After visiting the forest on a regular schedule, the children in the toddler room appear to have become more comfortable exploring different areas of the forest. Today a child from the preschool room asked to go down to the muddy puddle, so I extended the invitation to three of the toddlers who were standing with us. The child in blue asked for a shovel before we headed down and I asked if anyone else needed anything before we went to see if the muddy puddle was still there. With everyone ready to go, we started to walk towards the area where the they usually found their mud. The preschool aged child spotted it as we got a bit closer announcing, “It’s still wet!”

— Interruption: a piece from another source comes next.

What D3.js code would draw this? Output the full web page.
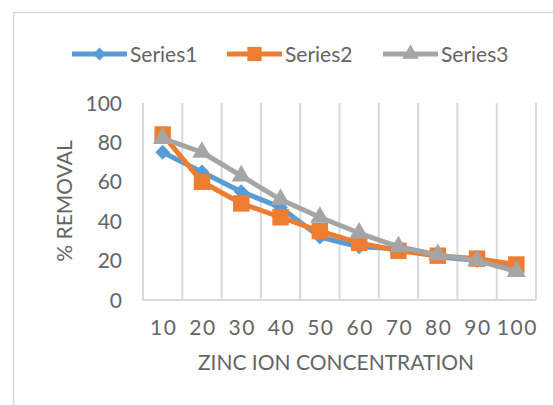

When we arrived at the muddy puddle this child walked right in. The child in the red and white coat watched and said, “no”. The child in the green coat smiled and followed the preschool aged child into the puddle, while the child in blue crouched down to begin digging in the mud with his shovel. The preschool aged child, who really wanted to play with one of the toddlers, encouraged her to come in. “It’s muddy. It’s squishy.” Then the preschool aged child sat right down in the mud and moved her feet in the water. The child in the green coat laughed as she watched as the preschool aged child and then headed back through the mud and water.
“Children communicate through play, build relationships through play, articulate needs through play, and most importantly have fun through play. Learning that emerges through play is meaningful because of the authenticity of those playing – the play occurs on their terms, guided but not dictated by an educator” (Forest and Nature School in Canada, 2014, p. 26).